Aqui fica, espero que gostem:
E quanto a aldeias do Barroso de Boticas, Chaves, despedimo-nos até ao próximo domingo com a aldeia de Virtelo, mas entretanto, sexta-feira, teremos aqui mais um vídeo da aldeia de Lodeiro D’ Arque, esta do concelho de Montalegre.
BIBLIOGRAFIA
CÂMARA MUNICIPAL DE BOTICAS, Preservação dos Hábitos Comunitários nas Aldeias do Concelho de Boticas - Câmara Municipal de Boticas, Boticas, 2006
TORGA, Miguel, O Reino Maravilhoso – “Portugal”, 1950 .
WEBGRAFIA
[i] Nota do blog Chaves – Não apurámos se este uso ainda se mantém na atualidade, pois o documento de onde transcrevemos esta informação é de 2006, e nestes últimos anos, em termos de tradições, muita coisa se perdeu.
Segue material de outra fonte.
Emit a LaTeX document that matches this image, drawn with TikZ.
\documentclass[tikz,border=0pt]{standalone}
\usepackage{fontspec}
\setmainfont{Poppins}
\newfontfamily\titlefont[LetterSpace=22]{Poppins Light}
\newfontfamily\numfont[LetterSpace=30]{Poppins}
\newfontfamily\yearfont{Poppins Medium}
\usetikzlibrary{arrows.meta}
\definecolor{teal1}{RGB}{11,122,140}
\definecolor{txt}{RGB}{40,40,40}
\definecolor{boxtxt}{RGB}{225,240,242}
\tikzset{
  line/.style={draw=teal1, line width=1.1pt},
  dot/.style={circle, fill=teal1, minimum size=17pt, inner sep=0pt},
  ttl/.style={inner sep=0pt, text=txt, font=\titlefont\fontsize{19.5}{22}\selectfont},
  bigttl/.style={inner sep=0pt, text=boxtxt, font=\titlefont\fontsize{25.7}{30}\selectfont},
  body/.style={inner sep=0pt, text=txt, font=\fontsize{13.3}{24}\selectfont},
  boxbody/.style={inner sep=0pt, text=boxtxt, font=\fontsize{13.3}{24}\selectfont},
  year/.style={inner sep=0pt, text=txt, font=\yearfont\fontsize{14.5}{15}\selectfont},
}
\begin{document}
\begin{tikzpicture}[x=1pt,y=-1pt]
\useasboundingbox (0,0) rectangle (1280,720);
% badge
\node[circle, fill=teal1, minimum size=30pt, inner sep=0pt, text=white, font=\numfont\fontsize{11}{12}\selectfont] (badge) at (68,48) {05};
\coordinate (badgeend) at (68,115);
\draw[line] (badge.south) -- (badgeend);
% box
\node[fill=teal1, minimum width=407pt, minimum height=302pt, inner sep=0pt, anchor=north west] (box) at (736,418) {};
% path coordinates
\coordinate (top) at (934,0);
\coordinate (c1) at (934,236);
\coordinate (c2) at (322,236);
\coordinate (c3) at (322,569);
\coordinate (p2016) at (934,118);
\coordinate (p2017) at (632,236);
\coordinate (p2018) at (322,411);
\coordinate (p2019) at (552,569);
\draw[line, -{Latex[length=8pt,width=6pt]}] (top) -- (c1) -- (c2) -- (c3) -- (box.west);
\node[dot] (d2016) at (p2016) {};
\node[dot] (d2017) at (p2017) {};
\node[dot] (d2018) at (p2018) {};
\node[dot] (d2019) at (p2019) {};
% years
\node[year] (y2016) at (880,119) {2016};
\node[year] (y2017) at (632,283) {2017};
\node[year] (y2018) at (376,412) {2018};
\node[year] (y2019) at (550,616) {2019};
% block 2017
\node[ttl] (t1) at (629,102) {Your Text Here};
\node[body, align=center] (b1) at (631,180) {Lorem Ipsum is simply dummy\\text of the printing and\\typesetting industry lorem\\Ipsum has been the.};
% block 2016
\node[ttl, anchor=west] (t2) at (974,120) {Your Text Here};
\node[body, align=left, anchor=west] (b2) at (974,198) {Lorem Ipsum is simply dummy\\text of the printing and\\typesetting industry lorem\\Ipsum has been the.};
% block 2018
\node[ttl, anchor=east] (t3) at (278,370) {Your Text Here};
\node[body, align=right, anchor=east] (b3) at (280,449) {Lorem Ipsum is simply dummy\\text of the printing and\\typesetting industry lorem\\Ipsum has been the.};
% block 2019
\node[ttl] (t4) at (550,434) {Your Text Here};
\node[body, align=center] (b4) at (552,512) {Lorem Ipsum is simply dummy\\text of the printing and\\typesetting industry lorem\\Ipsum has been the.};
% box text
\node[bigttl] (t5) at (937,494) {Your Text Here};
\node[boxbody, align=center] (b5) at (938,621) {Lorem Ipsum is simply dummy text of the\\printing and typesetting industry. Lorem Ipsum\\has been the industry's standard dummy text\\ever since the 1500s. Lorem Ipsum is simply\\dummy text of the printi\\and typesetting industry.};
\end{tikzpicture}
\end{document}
[ii] A tradição dos motes do galo e carro do galo, é uma das brincadeiras de entrudo e consiste em juntam-se três rapazes no principal largo da aldeia, um coloca-se no forno do povo, outro no cruzeiro, seguram uma corda com o galo preso no meio e tentam acertar com ele ao que está a ler os motes de forma a atirarem-lhe com o chapéu ao chão. Este, enquanto lê os motes, com uma espada tenta afastar o galo da sua cabeça. No final oferecem o galo e o restante conteúdo do carro do galo. Carro este, um carrito de mão, que é enfeitado com flores levando as suas ofertas que, como manda a tradição, são compostas por um coelho, uma galinha, vinho do porto, doces e um galo. Depois fazem um cortejo com o carro pelas ruas da aldeia. Esta tradição era dedicada ao professor da aldeia pelos alunos da escola primária. Tradição esta que com o encerramento das escolas primárias e ausência de professor, penso que também já não se realiza.